■ DATA ROWS ■
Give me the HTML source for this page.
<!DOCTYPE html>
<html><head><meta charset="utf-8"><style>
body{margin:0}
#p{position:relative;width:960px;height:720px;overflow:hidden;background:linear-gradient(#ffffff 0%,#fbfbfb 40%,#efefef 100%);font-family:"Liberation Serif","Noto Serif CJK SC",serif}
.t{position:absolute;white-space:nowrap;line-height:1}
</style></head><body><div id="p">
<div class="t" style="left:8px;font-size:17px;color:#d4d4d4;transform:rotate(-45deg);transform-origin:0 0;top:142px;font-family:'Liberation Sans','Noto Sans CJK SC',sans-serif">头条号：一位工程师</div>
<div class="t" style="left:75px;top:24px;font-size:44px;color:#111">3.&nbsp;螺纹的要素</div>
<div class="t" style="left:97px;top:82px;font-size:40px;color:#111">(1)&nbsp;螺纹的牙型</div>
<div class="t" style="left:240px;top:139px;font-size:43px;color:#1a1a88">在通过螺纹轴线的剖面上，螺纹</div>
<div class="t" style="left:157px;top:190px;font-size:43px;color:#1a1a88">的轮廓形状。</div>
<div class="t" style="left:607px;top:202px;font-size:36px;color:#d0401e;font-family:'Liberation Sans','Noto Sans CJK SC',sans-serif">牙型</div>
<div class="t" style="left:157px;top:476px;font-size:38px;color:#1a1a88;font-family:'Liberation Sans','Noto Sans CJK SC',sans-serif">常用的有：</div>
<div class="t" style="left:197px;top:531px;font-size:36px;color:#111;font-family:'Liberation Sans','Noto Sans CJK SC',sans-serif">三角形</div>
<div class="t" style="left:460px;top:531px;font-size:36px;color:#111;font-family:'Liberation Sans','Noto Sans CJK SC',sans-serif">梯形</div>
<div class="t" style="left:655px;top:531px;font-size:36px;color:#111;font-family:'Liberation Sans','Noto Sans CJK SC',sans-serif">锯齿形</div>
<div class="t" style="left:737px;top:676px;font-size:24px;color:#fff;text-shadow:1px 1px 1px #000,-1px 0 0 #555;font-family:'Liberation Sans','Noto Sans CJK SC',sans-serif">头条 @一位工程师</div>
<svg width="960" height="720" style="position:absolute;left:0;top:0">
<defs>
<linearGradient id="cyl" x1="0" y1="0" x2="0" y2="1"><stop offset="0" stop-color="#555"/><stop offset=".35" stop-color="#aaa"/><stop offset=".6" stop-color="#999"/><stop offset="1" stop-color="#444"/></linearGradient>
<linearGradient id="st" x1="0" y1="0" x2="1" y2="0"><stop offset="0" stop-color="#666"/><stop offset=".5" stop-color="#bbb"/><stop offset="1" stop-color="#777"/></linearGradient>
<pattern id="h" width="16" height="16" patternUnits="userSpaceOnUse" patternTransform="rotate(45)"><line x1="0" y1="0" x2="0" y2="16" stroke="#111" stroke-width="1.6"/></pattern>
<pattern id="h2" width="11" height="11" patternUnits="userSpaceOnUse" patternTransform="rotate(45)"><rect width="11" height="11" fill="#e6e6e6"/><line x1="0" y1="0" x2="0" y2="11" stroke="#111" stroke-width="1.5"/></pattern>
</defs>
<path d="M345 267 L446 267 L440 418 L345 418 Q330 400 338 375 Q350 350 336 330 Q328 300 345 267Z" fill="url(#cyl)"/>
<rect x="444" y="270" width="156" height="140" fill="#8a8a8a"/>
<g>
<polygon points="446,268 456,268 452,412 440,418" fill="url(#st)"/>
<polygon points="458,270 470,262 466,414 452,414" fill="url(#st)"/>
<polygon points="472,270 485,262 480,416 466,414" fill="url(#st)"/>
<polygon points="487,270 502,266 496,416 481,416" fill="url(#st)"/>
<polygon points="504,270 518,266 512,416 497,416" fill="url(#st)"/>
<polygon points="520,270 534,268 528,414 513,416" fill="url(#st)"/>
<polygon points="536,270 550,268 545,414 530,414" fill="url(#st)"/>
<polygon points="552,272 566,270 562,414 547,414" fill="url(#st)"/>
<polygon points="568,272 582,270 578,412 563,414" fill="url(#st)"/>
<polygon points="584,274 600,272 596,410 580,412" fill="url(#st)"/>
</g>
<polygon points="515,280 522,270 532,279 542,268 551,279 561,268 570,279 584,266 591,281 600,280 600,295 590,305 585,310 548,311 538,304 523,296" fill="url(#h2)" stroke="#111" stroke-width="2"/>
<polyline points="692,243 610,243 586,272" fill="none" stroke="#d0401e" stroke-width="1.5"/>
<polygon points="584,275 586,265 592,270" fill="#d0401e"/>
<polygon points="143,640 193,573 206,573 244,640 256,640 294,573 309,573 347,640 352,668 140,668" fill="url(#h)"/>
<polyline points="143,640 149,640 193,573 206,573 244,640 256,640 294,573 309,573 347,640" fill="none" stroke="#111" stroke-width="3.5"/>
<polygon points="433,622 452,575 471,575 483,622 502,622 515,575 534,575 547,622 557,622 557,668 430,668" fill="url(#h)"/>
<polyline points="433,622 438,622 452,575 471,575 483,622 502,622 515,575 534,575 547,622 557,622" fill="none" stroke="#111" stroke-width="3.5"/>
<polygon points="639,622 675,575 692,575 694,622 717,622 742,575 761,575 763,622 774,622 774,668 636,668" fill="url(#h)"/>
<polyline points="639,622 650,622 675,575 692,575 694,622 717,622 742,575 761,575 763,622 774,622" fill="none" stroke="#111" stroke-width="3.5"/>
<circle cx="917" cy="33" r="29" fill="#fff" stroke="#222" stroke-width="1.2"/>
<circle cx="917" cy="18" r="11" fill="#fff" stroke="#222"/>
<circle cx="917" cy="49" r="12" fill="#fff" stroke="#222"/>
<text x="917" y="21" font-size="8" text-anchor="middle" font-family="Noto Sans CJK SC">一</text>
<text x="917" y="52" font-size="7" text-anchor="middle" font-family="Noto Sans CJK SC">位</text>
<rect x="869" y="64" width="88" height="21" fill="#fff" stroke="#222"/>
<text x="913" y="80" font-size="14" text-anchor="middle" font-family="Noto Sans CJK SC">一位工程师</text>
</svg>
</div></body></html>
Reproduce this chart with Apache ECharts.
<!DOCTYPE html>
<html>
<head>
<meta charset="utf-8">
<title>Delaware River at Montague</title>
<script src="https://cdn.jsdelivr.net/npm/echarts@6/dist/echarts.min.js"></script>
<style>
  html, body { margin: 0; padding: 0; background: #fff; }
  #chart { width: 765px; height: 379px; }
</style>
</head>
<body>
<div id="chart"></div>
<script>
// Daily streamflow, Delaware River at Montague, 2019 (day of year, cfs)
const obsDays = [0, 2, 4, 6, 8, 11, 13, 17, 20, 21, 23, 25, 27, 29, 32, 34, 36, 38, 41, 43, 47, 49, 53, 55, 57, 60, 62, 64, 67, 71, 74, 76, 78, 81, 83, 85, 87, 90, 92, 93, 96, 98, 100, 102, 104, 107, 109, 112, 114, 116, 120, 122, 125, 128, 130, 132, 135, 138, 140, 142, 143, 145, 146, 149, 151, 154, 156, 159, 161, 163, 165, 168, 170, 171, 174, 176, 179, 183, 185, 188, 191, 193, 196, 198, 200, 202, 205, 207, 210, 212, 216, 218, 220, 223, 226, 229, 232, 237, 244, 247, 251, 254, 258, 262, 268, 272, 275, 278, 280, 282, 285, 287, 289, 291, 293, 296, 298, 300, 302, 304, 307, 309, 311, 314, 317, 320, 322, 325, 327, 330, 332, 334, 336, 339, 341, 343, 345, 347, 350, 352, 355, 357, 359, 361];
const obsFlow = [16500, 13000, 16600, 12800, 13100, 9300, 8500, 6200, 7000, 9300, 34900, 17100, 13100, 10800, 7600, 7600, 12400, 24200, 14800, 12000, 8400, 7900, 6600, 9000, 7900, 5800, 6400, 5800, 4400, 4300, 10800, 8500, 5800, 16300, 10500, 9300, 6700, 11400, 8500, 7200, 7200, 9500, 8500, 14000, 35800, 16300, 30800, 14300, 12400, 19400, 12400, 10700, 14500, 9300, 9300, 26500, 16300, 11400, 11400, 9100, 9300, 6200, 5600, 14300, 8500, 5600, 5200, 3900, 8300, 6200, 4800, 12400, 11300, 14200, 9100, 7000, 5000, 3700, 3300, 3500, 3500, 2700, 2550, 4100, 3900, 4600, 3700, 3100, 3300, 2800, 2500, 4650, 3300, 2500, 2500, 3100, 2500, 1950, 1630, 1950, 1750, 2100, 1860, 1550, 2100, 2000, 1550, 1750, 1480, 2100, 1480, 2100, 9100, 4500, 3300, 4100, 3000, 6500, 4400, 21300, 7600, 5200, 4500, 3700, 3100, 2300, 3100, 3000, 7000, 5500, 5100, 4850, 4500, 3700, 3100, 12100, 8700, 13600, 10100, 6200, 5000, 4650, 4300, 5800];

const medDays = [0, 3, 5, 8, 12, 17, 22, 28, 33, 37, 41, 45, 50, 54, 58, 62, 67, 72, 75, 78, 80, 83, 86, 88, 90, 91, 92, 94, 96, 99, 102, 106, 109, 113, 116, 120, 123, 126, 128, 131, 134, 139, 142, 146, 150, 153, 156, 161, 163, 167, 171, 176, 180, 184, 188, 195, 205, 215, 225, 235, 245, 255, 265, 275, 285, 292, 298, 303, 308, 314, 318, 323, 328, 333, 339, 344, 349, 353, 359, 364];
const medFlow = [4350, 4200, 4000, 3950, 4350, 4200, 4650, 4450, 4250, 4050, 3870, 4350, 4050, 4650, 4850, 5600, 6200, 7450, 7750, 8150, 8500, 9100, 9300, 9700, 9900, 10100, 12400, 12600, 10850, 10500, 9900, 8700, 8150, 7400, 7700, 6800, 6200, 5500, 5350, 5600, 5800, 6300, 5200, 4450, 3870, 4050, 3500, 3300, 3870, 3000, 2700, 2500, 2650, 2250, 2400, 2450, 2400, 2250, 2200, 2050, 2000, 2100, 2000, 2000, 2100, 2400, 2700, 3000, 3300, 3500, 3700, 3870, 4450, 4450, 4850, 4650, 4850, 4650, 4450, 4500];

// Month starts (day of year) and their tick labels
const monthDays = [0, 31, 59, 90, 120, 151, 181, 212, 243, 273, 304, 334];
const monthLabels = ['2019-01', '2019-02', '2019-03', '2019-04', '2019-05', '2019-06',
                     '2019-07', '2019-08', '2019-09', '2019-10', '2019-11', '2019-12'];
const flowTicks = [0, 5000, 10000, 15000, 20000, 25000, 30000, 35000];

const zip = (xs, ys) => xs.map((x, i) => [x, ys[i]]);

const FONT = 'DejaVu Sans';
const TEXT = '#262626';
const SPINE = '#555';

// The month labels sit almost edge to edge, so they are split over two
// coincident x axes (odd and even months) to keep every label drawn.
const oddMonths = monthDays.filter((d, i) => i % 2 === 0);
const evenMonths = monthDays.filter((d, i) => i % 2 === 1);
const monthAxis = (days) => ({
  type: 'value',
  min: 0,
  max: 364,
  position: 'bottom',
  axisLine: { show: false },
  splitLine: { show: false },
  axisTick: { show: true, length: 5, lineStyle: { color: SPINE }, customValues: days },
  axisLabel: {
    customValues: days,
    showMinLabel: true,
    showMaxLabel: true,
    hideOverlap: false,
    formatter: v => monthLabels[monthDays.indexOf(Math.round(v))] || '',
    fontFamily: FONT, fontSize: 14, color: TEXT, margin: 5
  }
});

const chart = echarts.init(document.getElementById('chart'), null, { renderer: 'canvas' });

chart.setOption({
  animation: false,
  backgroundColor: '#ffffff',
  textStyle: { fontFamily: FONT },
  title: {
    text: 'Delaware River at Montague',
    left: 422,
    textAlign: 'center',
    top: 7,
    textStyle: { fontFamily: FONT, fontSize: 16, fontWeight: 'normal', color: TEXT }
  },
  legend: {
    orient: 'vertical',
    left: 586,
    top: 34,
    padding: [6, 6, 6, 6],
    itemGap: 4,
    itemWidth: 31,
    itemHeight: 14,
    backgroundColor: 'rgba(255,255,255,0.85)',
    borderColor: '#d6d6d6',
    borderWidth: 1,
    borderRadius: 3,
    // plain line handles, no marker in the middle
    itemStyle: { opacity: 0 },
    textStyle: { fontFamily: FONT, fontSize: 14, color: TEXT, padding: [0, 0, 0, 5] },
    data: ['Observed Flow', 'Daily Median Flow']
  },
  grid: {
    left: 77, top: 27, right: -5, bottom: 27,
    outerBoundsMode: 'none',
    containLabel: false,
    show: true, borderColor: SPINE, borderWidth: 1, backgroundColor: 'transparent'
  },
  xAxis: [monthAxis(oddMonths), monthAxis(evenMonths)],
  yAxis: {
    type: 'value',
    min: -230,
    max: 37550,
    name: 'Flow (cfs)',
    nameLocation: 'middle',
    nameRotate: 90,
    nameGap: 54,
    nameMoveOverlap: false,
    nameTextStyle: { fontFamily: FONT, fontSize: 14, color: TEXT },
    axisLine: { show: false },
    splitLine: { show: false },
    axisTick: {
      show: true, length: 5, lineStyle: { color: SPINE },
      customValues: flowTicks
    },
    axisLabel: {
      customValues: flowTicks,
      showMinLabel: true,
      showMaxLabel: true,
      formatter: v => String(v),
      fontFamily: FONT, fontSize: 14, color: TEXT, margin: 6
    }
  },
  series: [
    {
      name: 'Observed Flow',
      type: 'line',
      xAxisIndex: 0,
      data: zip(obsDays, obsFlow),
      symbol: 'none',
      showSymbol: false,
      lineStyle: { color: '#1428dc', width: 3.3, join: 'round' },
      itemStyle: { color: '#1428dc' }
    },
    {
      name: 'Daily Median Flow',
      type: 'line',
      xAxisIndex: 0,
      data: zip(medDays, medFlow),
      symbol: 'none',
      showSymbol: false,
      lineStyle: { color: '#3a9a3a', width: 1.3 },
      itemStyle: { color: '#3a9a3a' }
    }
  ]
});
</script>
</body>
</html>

■ CHALLENGE ■
Report the number of lines in the listing above that include the word "this", and nothing else.

■ EXERCISE RESPONSE ■
2